Lauderdale-By-The-Sea, Florida is an example of how a town or neighborhood in a large urban area can still have a distinctive small town feeling.
The first thing to know is that it is not Fort Lauderdale. For those of you who know the area, the town is at the ocean end of Commercial Boulevard.
It is a small beach town of 6,600 located between Fort Lauderdale and Pompano Beach on Florida's east coast.
It's town limits engulf the small village of Sea Ranch Lakes on the Intracoastal Waterway.
The property that is now Lauderdale-By-The-Sea was first platted in 1924 by a Boston businessman.
Soon after this a contractor and investor named Melvin Anglin bought the land.
It was Anglin who set in motion the development of this new beachside community and became the town's first mayor. The town was incorporated in 1927.
Its charter was revoked by the state in 1937 during the Great Depression, but it was reincorporated in 1947.
In 1900 a cargo steamer, SS Copenhagen, hit a reef and sank offshore of Lauderdale-By-The-Sea.
The grounded ship was visible for many years afterward and was used by Navy pilots for target practice during World War Two.
The remains of the ship are now part of the Pompano Dropoff Reef, and home to a diverse variety of marine life. Local dive charters are available to investigate the wreck.
Like most beach communities in South Florida, Lauderdale-By-The-Sea has seen continuous steady population growth. Between 1960 and 2020, the population increased from 1,300 to 6,626.
Unlike most beach communities, the town passed an ordinance in 1973 limiting building heights. This has resulted in the unusual phenomenon of a Florida city on the ocean with a limited number of high rises.
A very interesting and detailed history of Lauderdale-By-The-Sea was written in 1989 by Martha E. Munzer, a resident of the town.
One of the first things you notice in this town is the absence of looming high rise hotels and condos.
This stands out when you see the towers of Pompano Beach and Fort Lauderdale looming skyward along the beach to the north and south.
That visual sensation emphasizes how different this little place is.
Lauderdale-By-The-Sea is a compact neighborhood. You can easily park your car and walk wherever you want if you stay near the area between State Road A1A and the ocean.
It is amazing that this little enclave still exists in the Miami–Fort Lauderdale–Pompano Beach Metropolitan Statistical Area with its population of 6,166,488 in 2019.
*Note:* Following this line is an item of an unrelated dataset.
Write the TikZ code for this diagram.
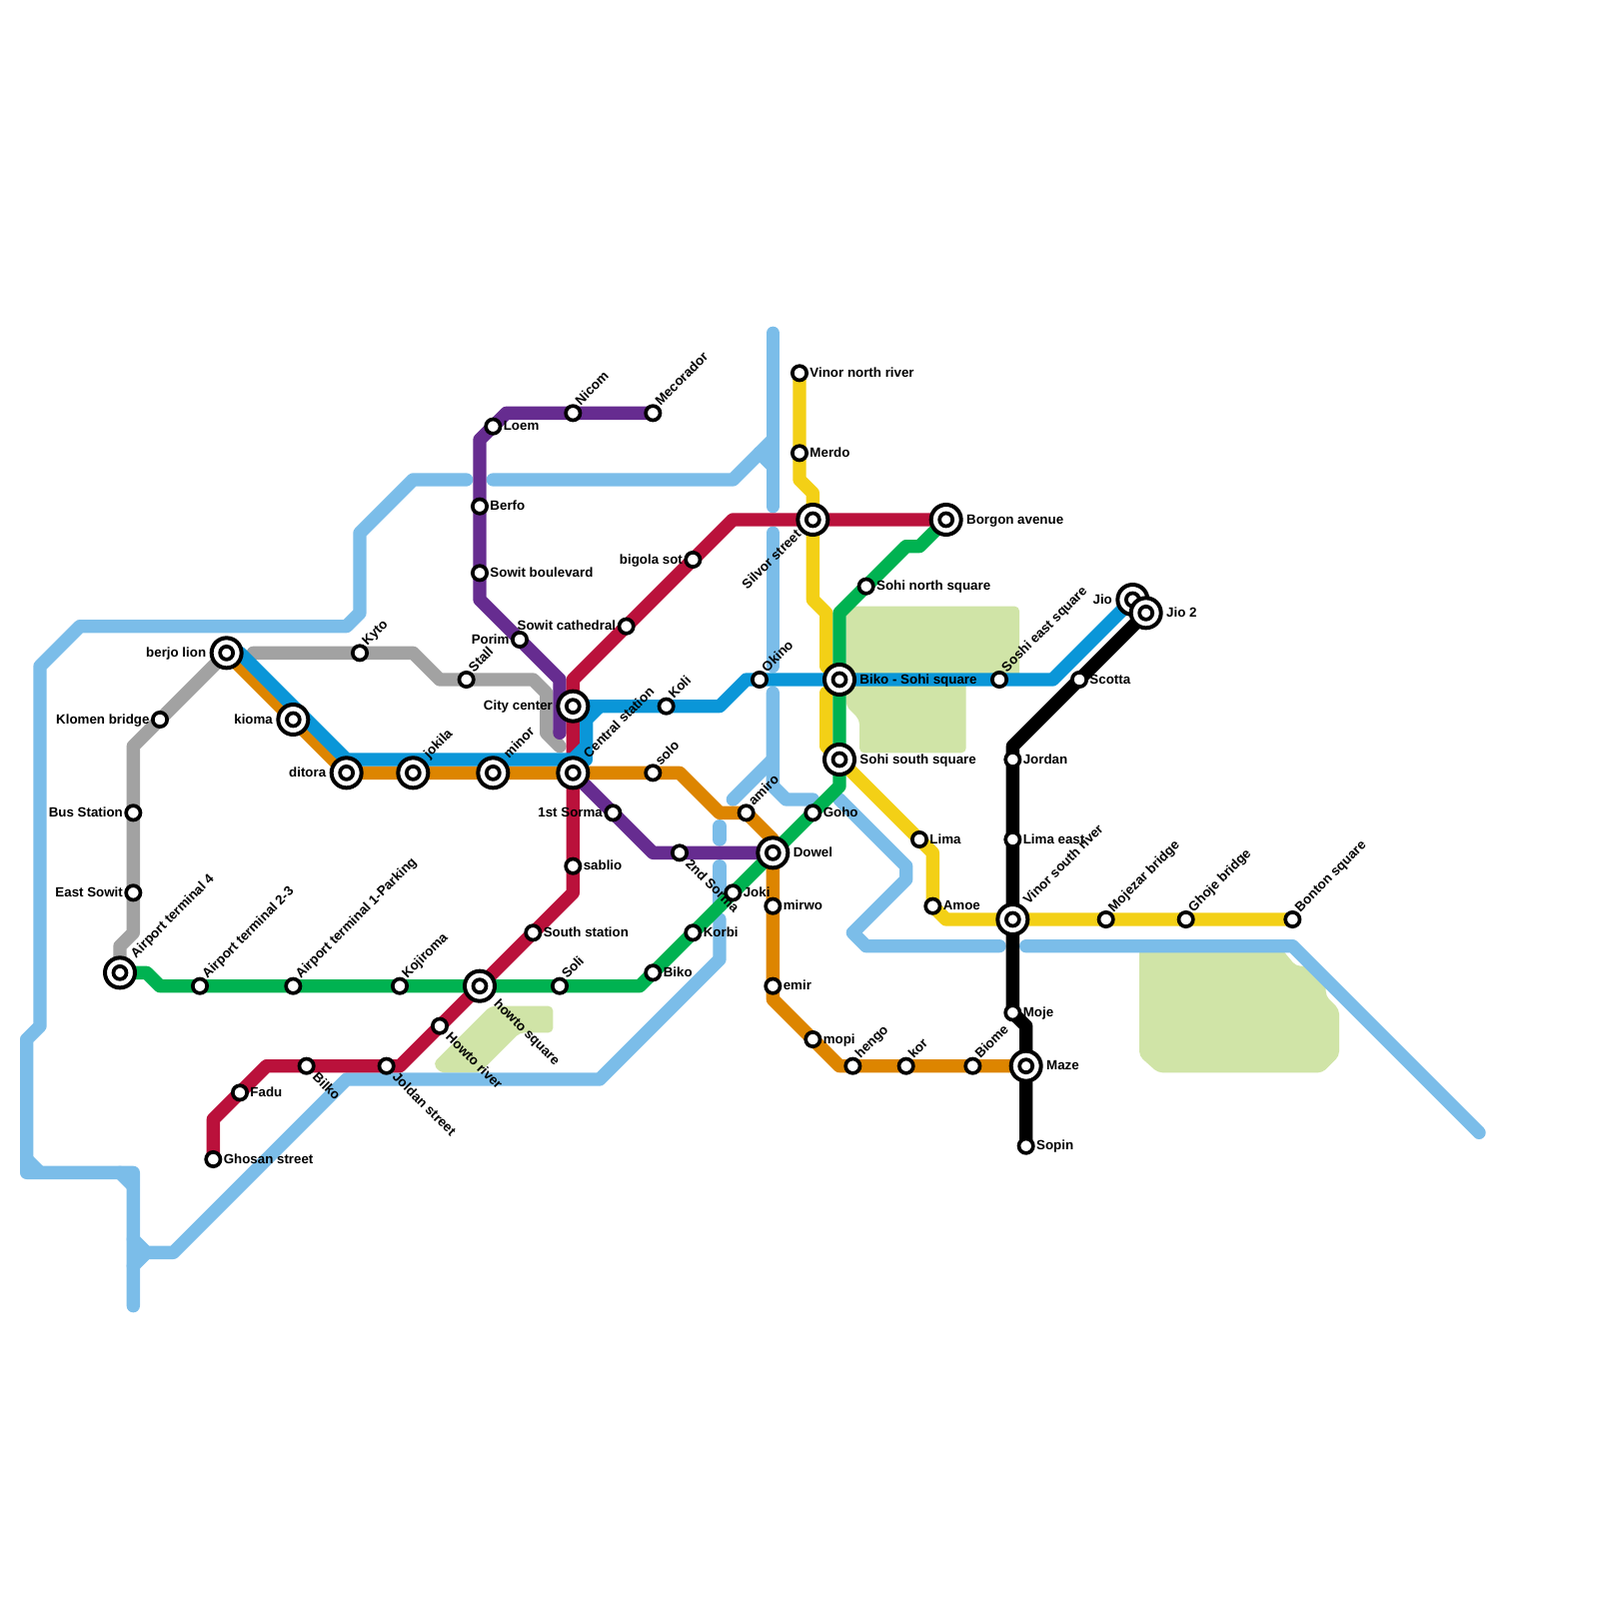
\documentclass[tikz,border=0pt]{standalone}
\usepackage{fontspec}
\setmainfont{Liberation Sans}
\pgfdeclarelayer{lines}
\pgfsetlayers{lines,main}
\definecolor{riverblue}{HTML}{7BBDE9}
\definecolor{parkgreen}{HTML}{D0E4A7}
\definecolor{linegrey}{HTML}{A2A2A2}
\definecolor{linepurple}{HTML}{662C90}
\definecolor{linered}{HTML}{BA113B}
\definecolor{lineyellow}{HTML}{F3D016}
\definecolor{lineorange}{HTML}{DD8500}
\definecolor{lineblue}{HTML}{0A96D8}
\definecolor{linegreen}{HTML}{00B251}
\tikzset{
  route/.style={line width=2mm, line cap=round, line join=round},
  river/.style={route, draw=riverblue},
  park/.style={fill=parkgreen, rounded corners=0.7mm},
  stop/.style={circle, draw=black, fill=white, line width=0.55mm, minimum size=2.15mm, inner sep=0pt},
  hub/.style={circle, draw=black, fill=white, line width=0.6mm, minimum size=4.5mm, inner sep=0pt},
  hubin/.style={circle, draw=black, fill=white, line width=0.56mm, minimum size=1.95mm, inner sep=0pt},
  lbl/.style={font=\bfseries\fontsize{5.69}{6}\selectfont, inner sep=0pt, text=black},
  lble/.style={lbl, anchor=base west, xshift=1.5mm, yshift=-0.6mm},
  lblw/.style={lbl, anchor=base east, xshift=-1.5mm, yshift=-0.6mm},
  lblne/.style={lbl, xshift=1.1mm, yshift=1mm, rotate=45, anchor=base west},
  lblse/.style={lbl, xshift=0.75mm, yshift=-1.75mm, rotate=-45, anchor=base west},
  hubne/.style={lbl, xshift=2.35mm, yshift=2.1mm, rotate=45, anchor=base west},
  hubse/.style={lbl, xshift=2mm, yshift=-2.75mm, rotate=-45, anchor=base west},
  hubsw/.style={lbl, xshift=-1.6mm, yshift=-2.3mm, rotate=45, anchor=base east},
  hube/.style={lbl, anchor=base west, xshift=3mm, yshift=-0.6mm},
  hubw/.style={lbl, anchor=base east, xshift=-3mm, yshift=-0.6mm}
}
\begin{document}
\begin{tikzpicture}[x=2mm,y=-2mm]
  \useasboundingbox (0,0) rectangle (120,120);
  % small stops
  \foreach \nm/\x/\y/\txt in {kyto/27/49/Kyto,stall/35/51/Stall,okino/57/51/Okino,koli/50/53/Koli,solo/49/58/solo,amiro/56/61/amiro,soli/42/74/Soli,kojiroma/30/74/Kojiroma,airtwo/15/74/Airport terminal 2-3,airone/22/74/Airport terminal 1-Parking,hengo/64/80/hengo,kor/68/80/kor,biome/73/80/Biome,nicom/43/31/Nicom,mecorador/49/31/Mecorador,soshi/75/51/Soshi east square,mojezar/83/69/Mojezar bridge,ghoje/89/69/Ghoje bridge,bonton/97/69/Bonton square}
    {\node[stop] (\nm) at (\x,\y) {}; \node[lblne] (\nm-t) at (\nm) {\txt};}
  \foreach \nm/\x/\y/\txt in {bilko/23/80/Bilko,joldan/29/80/Joldan street,howriver/33/77/Howto river,sorma2/51/64/2nd Sorma}
    {\node[stop] (\nm) at (\x,\y) {}; \node[lblse] (\nm-t) at (\nm) {\txt};}
  \foreach \nm/\x/\y/\txt in {klomen/12/54/Klomen bridge,bus/10/61/Bus Station,eastsowit/10/67/East Sowit,bigola/52/42/bigola sot,cathedral/47/47/Sowit cathedral,porim/39/48/Porim,sorma1/46/61/1st Sorma}
    {\node[stop] (\nm) at (\x,\y) {}; \node[lblw] (\nm-t) at (\nm) {\txt};}
  \foreach \nm/\x/\y/\txt in {fadu/18/82/Fadu,ghosan/16/87/Ghosan street,loem/37/32/Loem,berfo/36/38/Berfo,boulevard/36/43/Sowit boulevard,sablio/43/65/sablio,south/40/70/South station,biko/49/73/Biko,korbi/52/70/Korbi,joki/55/67/Joki,mirwo/58/68/mirwo,emir/58/74/emir,mopi/61/78/mopi,goho/61/61/Goho,vinornorth/60/28/Vinor north river,merdo/60/34/Merdo,sohinorth/65/44/Sohi north square,lima/69/63/Lima,amoe/70/68/Amoe,scotta/81/51/Scotta,jordan/76/57/Jordan,limaeast/76/63/Lima east,moje/76/76/Moje,sopin/77/86/Sopin}
    {\node[stop] (\nm) at (\x,\y) {}; \node[lble] (\nm-t) at (\nm) {\txt};}
  % interchanges
  \foreach \nm/\x/\y/\txt/\side in {berjo/17/49/berjo lion/hubw,kioma/22/54/kioma/hubw,ditora/26/58/ditora/hubw,city/43/53/City center/hubw,jio/85/45/Jio/hubw,jiotwo/86/46/Jio 2/hube,dowel/58/64/Dowel/hube,borgon/71/39/Borgon avenue/hube,bikosohi/63/51/Biko - Sohi square/hube,sohisouth/63/57/Sohi south square/hube,maze/77/80/Maze/hube,airfour/9/73/Airport terminal 4/hubne,jokila/31/58/jokila/hubne,minor/37/58/minor/hubne,central/43/58/Central station/hubne,vinorsouth/76/69/Vinor south river/hubne,howsquare/36/74/howto square/hubse,silvor/61/39/Silvor street/hubsw}
    {\node[hub] (\nm) at (\x,\y) {}; \node[hubin] (\nm-in) at (\nm) {}; \node[\side] (\nm-t) at (\nm) {\txt};}

  \begin{pgfonlayer}{lines}
    % parks
    \fill[park] (63.5,45.5) -- (76.5,45.5) -- (76.5,51) -- (72.5,51) -- (72.5,56.5) -- (64.5,56.5) -- (64.5,54) -- (63.5,53) -- cycle;
    \fill[park] (36.8,75.5) -- (41.5,75.5) -- (41.5,77.5) -- (39,77.5) -- (36,80.5) -- (33,80.5) -- (32.5,79.8) -- cycle;
    \fill[park] (85.5,71) -- (96,71) -- (97.25,72.5) -- (98.1,72.5) -- (99.5,73.75) -- (99.5,74.75) -- (100.5,75.75) -- (100.5,79.25) -- (99.25,80.5) -- (86.9,80.5) -- (85.5,79.25) -- cycle;
    % river
    \draw[river] (58,25) -- (58,38);
    \draw[river] (37,36) -- (55,36) -- (58,33);
    \draw[river] (57,34) -- (58,35);
    \draw[river] (35,36) -- (31,36) -- (27,40) -- (27,46) -- (26,47) -- (6,47) -- (3,50) -- (3,77) -- (2,78) -- (2,88) -- (10,88) -- (10,98);
    \draw[river] (2,87) -- (3,88);
    \draw[river] (9,88) -- (10,89);
    \draw[river] (10,93) -- (11,94) -- (13,94) -- (26,81) -- (45,81) -- (54,72) -- (54,69);
    \draw[river] (10,95) -- (11,94);
    \draw[river] (54,62) -- (54,63);
    \draw[river] (54,65) -- (54,68);
    \draw[river] (58,40) -- (58,50);
    \draw[river] (55,60) -- (58,57);
    \draw[river] (58,52) -- (58,59) -- (59,60) -- (61,60);
    \draw[river] (63,60) -- (68,65) -- (68,66) -- (64,70) -- (65,71) -- (75,71);
    \draw[river] (77,71) -- (97,71) -- (111,85);
    % lines
    \draw[route, linegrey] (airfour.center) -- (9,71) -- (10,70) -- (eastsowit.center) -- (bus.center) -- (10,56) -- (klomen.center) -- (berjo.center);
    \draw[route, linegrey] (19,49) -- (kyto.center) -- (31,49) -- (33,51) -- (stall.center) -- (40,51) -- (41,52) -- (41,55) -- (42,56);
    \draw[route, linepurple] (mecorador.center) -- (nicom.center) -- (38,31) -- (loem.center) -- (36,33) -- (berfo.center) -- (boulevard.center) -- (36,45) -- (porim.center) -- (42,51) -- (42,55);
    \draw[route, linepurple] (central.center) -- (sorma1.center) -- (49,64) -- (sorma2.center) -- (dowel.center);
    \draw[route, linered] (ghosan.center) -- (16,84) -- (fadu.center) -- (20,80) -- (bilko.center) -- (joldan.center) -- (30,80) -- (howriver.center) -- (howsquare.center) -- (south.center) -- (43,67) -- (sablio.center) -- (central.center) -- (city.center) -- (43,51) -- (cathedral.center) -- (bigola.center) -- (55,39) -- (silvor.center) -- (borgon.center);
    \draw[route, lineyellow] (vinornorth.center) -- (merdo.center) -- (60,36) -- (61,37) -- (silvor.center) -- (61,45) -- (62,46) -- (62,50) -- (bikosohi.center);
    \draw[route, lineyellow] (62,52) -- (62,56) -- (sohisouth.center) -- (lima.center) -- (70,64) -- (amoe.center) -- (71,69) -- (vinorsouth.center) -- (mojezar.center) -- (ghoje.center) -- (bonton.center);
    \draw[route, lineorange] (berjo.center) -- (kioma.center) -- (ditora.center) -- (jokila.center) -- (minor.center) -- (central.center) -- (solo.center) -- (51,58) -- (54,61) -- (amiro.center) -- (58,63) -- (dowel.center) -- (mirwo.center) -- (emir.center) -- (58,75) -- (mopi.center) -- (63,80) -- (hengo.center) -- (kor.center) -- (biome.center) -- (maze.center);
    \draw[route, lineblue] (berjo.center) -- (18,49) -- (26,57) -- (43,57) -- (44,56) -- (44,54) -- (45,53);
    \draw[route, lineblue] (44,56) -- (44,57);
    \draw[route, lineblue] (city.center) -- (koli.center) -- (54,53) -- (56,51) -- (okino.center) -- (bikosohi.center) -- (soshi.center) -- (79,51) -- (jio.center);
    \draw[route, linegreen] (airfour.center) -- (11,73) -- (12,74) -- (airtwo.center) -- (airone.center) -- (kojiroma.center) -- (howsquare.center) -- (soli.center) -- (48,74) -- (biko.center) -- (korbi.center) -- (joki.center) -- (dowel.center) -- (goho.center) -- (63,59) -- (sohisouth.center) -- (bikosohi.center) -- (63,46) -- (sohinorth.center) -- (68,41) -- (69,41) -- (borgon.center);
    \draw[route, black] (jiotwo.center) -- (scotta.center) -- (76,56) -- (jordan.center) -- (limaeast.center) -- (vinorsouth.center) -- (moje.center) -- (77,77) -- (maze.center) -- (sopin.center);
  \end{pgfonlayer}
\end{tikzpicture}
\end{document}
The centerpiece of the town for many years was Anglin's Pier, a place for fishing, sightseeing, or just loafing.
Sadly, one of our readers, Mark, has reported that Hurricane Katrina badly damaged the pier, and then Hurricane Nicole did further damage.
The pier remains closed with an uncertain future.
Anglin's Plaza is a newly renovated area that serves as the town's central focus, like a courthouse square would have done in earlier times.
The town has a good selection of beachy gift shops, art galleries, and restaurants.
It is also possible to find a reasonably priced room in some of the Mom and Pop motels that still exist.
The lower population density in Lauderdale-By-The-Sea makes the beaches less crowded than in other areas of South Florida.
One of my favorite restaurants in the entire state of Florida is Sea Watch on the Ocean. The views and food are both terrific.
You can contemplate a bit of history while you dine because the wreck of the SS Copenhagen is almost directly offshore.
There are many places in the community that offer both inside or outside dining. This is a wonderful feature in a beachfront town.
It's a great place to stay whether you are just relaxing or want a quiet base from which to explore South Florida.